Speeches, etc.

Margaret Thatcher

Speech in Dartford

Document type: Speeches, interviews, etc.
Venue: Dartford East County Secondary School for Boys, Dartford
Source: Kentish Times, 24 February 1950
Editorial comments: Evening? Transcript of an article first published in Kentish Times.
Importance ranking: Minor
Word count: 237
Themes: Employment, General Elections, Monetary policy, Taxation

VALUE OF A WAGE PACKET

What it will buy

Miss Roberts told electors at Dartford East County Secondary School for Boys on Friday that, so far as devaluation was concerned, they still had to feel the full effects of the cuts. Most of the cuts would not take effect until after the election. They now had to pay more for goods from America.

“Where I accuse the Government of dishonesty in this” she went on, “is that on September 18 Sir Stafford Cripps said the only immediate increase would be in the price of bread. That was quite wrong. The very next day the price of non-ferrous metals went up to the many manufacturers using them. It was the financial policy of the Government which took us to devaluation. The value of wages is not the actual amount in the wage-packet, but it is what that amount will buy in terms of goods,” said the candidate.
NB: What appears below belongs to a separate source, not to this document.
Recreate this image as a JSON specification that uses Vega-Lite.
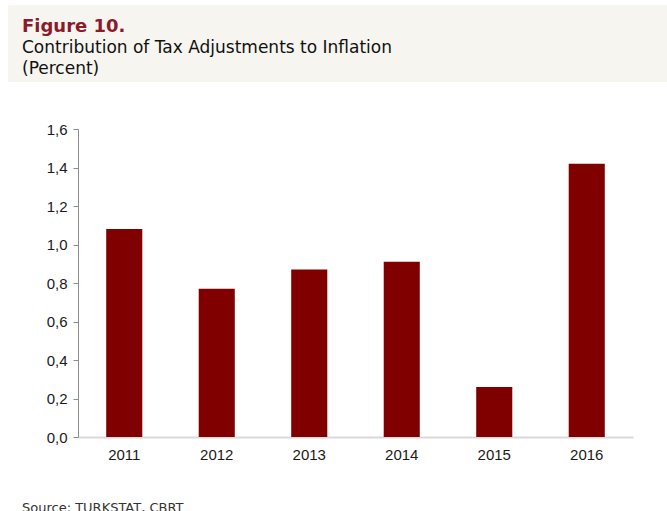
{
  "$schema": "https://vega.github.io/schema/vega-lite/v6.json",
  "background": "#ffffff",
  "padding": {"left": 8, "top": 5, "right": 0, "bottom": 0},
  "spacing": 40,
  "config": {"view": {"stroke": null}},
  "vconcat": [
    {
      "width": 659,
      "height": 77,
      "view": {"fill": "#f7f5f0", "stroke": null},
      "data": {"values": [{"t": ""}]},
      "mark": {"type": "text"},
      "encoding": {"text": {"field": "t"}},
      "title": {
        "text": "Figure 10.",
        "subtitle": ["Contribution of Tax Adjustments to Inflation", "(Percent)"],
        "anchor": "start",
        "frame": "bounds",
        "offset": -72,
        "dx": 14,
        "font": "DejaVu Sans",
        "fontSize": 18,
        "fontWeight": "bold",
        "color": "#8b1a2b",
        "subtitleFont": "DejaVu Sans",
        "subtitleFontSize": 17,
        "subtitleColor": "#111111",
        "subtitlePadding": 4,
        "subtitleLineHeight": 21
      }
    },
    {
      "width": 625,
      "height": 308,
      "data": {"values": [
        {"year": "2011", "value": 1.08},
        {"year": "2012", "value": 0.77},
        {"year": "2013", "value": 0.87},
        {"year": "2014", "value": 0.91},
        {"year": "2015", "value": 0.26},
        {"year": "2016", "value": 1.42}
      ]},
      "mark": {"type": "bar", "color": "#800000"},
      "encoding": {
        "x": {
          "field": "year", "type": "ordinal",
          "scale": {"range": [70, 625], "paddingInner": 0.61, "paddingOuter": 0.305},
          "axis": {"title": null, "labelAngle": 0, "ticks": false, "domainColor": "#d9d9d9", "domainWidth": 2,
                   "labelFont": "Liberation Sans", "labelFontSize": 15, "labelColor": "#1a1a1a", "labelPadding": 10}
        },
        "y": {
          "field": "value", "type": "quantitative",
          "scale": {"domain": [0, 1.6], "nice": false},
          "axis": {"title": null, "grid": false, "values": [0, 0.2, 0.4, 0.6, 0.8, 1.0, 1.2, 1.4, 1.6],
                   "labelExpr": "replace(format(datum.value, '.1f'), '.', ',')",
                   "offset": -70, "minExtent": 0,
                   "domainColor": "#8c8c8c", "tickColor": "#8c8c8c", "tickSize": 5,
                   "labelFont": "Liberation Sans", "labelFontSize": 15, "labelColor": "#1a1a1a", "labelPadding": 6}
        }
      },
      "title": {
        "text": "Source: TURKSTAT, CBRT",
        "orient": "bottom",
        "anchor": "start",
        "frame": "bounds",
        "dx": 14,
        "offset": 40,
        "font": "DejaVu Sans",
        "fontSize": 13,
        "fontWeight": "normal",
        "color": "#333333"
      }
    }
  ]
}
In another two years' time, said Miss Roberts, that financial policy would bring them to the greatest unemployment problem they had ever known. Unless they improved their economic position and reduced the level of taxation, it would only bring them to further devaluation. They were the most highly taxed nation in the world. The basic fact of human nature was this—that if you wanted people to work and give extra work, then you had got to give extra rewards. At present, taxation obscured all that.